◆ Do this: Exactly retype the lines of the material from its first line to the line with "Chart.register(...registerables);", including both.

◆ Recorded data:
★ ★ ★ ★ ★ ★ ★

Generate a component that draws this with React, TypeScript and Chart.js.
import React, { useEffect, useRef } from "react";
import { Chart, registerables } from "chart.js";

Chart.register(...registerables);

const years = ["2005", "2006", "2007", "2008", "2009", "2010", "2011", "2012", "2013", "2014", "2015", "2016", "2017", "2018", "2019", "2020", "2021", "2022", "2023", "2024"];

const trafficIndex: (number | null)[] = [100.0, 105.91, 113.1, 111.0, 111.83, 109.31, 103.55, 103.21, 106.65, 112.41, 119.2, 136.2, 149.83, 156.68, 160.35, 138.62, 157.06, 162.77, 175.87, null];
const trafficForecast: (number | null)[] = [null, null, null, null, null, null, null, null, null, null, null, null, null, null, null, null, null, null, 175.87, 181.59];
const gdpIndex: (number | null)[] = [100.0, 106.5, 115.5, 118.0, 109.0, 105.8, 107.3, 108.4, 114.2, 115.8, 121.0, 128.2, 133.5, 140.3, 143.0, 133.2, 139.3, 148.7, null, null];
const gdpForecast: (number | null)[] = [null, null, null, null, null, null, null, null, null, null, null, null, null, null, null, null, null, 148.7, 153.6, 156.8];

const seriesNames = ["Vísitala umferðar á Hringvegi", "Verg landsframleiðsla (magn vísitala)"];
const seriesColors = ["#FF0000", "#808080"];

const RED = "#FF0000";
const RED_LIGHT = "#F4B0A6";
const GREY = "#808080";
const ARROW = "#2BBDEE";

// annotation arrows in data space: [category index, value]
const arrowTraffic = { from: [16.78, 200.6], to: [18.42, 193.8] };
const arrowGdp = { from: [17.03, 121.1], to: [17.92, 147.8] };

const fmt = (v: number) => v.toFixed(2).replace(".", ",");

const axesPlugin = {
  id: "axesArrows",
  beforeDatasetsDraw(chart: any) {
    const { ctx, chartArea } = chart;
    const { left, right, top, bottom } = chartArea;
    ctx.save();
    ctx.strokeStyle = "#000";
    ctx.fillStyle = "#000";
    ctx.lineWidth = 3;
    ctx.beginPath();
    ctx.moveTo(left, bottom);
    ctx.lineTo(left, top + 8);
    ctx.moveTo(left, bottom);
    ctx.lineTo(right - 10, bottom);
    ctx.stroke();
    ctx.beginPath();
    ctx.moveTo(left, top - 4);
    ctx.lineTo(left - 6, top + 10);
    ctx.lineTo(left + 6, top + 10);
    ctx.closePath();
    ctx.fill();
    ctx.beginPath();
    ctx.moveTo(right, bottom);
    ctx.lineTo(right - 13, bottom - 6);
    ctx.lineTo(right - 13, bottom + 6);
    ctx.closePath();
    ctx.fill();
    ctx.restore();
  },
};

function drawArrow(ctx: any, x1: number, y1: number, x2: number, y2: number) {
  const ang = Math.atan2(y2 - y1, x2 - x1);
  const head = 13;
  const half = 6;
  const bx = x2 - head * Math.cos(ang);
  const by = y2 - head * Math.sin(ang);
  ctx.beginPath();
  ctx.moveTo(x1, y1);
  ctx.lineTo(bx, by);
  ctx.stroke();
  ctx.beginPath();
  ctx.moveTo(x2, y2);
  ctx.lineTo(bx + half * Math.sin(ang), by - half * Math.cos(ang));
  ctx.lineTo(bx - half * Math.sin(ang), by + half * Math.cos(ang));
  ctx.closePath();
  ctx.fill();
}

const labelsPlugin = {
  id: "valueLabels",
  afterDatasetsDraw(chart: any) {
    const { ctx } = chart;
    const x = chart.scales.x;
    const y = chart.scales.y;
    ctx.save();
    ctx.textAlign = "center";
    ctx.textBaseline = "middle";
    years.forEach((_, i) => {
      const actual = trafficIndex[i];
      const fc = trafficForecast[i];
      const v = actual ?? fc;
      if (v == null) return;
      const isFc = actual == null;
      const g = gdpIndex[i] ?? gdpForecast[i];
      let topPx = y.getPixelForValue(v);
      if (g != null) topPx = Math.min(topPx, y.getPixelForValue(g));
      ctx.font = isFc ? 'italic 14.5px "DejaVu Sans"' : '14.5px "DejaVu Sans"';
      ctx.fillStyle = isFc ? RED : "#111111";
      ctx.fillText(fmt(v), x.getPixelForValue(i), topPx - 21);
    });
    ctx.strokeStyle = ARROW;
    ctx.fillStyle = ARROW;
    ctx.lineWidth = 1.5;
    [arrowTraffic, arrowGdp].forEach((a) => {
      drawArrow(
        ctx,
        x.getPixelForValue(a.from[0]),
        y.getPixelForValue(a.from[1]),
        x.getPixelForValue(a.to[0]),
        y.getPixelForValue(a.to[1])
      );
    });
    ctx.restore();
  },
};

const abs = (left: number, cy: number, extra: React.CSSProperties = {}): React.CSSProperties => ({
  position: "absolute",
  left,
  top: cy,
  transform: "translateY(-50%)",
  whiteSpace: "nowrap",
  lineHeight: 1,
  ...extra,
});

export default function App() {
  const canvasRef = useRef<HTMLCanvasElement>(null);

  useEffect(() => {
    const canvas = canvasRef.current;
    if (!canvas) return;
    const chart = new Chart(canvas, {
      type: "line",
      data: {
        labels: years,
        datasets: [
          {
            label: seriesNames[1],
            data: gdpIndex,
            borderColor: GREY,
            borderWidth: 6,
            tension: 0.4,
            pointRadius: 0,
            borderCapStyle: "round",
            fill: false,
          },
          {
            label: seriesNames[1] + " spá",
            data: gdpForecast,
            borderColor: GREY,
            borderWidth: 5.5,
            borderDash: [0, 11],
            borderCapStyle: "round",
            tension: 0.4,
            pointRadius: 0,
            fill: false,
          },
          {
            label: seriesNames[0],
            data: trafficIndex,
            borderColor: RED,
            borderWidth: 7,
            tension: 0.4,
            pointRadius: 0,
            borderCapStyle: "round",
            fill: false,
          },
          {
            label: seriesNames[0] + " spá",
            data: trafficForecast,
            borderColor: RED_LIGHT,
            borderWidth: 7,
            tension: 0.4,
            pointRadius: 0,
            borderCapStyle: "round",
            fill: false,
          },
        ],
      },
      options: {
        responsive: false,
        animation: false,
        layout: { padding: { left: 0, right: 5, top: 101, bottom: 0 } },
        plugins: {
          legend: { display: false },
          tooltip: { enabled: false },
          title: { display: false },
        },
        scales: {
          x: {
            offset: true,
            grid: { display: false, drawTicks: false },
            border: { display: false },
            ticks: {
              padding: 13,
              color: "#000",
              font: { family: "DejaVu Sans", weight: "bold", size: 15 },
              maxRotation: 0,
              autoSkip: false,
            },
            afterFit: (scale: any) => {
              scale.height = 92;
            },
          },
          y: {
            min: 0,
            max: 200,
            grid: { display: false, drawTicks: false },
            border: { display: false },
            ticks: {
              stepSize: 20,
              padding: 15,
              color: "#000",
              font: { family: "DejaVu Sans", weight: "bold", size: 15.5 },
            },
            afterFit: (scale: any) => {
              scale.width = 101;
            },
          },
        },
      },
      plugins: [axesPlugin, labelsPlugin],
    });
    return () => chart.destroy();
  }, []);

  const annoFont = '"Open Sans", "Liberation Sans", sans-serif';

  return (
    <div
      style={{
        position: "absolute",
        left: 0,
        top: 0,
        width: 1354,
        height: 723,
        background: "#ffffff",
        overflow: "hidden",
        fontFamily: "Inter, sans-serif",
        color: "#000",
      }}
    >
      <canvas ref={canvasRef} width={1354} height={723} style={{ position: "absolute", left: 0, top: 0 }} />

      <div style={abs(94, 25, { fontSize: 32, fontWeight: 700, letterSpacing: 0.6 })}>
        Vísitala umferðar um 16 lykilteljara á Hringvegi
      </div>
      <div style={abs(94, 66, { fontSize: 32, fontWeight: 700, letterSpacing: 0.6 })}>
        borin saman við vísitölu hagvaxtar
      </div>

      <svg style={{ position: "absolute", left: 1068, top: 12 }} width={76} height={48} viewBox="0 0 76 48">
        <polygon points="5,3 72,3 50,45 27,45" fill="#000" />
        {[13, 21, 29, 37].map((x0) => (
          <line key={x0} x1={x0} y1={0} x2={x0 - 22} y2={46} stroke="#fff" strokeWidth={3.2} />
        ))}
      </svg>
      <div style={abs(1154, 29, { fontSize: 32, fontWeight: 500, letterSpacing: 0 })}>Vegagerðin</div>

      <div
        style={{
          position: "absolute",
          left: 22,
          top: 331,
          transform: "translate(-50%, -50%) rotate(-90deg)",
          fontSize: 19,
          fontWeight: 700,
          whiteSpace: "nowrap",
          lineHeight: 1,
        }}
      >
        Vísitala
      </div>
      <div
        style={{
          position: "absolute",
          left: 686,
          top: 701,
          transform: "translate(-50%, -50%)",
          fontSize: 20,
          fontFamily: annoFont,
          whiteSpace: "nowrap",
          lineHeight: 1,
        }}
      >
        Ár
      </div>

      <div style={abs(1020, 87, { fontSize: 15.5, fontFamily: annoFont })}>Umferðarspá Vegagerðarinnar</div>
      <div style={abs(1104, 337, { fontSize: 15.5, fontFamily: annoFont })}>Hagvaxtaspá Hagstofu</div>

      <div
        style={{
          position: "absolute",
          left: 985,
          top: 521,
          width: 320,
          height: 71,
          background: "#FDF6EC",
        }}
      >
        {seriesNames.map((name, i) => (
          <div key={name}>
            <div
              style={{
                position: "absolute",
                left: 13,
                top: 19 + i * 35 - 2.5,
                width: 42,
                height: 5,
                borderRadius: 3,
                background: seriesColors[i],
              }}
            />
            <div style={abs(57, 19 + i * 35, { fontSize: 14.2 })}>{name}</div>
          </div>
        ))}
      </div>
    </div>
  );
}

★ ★ ★ ★ ★ ★ ★

◆ Response for this exercise:
Generate a component that draws this with React, TypeScript and Chart.js.
import React, { useEffect, useRef } from "react";
import { Chart, registerables } from "chart.js";

Chart.register(...registerables);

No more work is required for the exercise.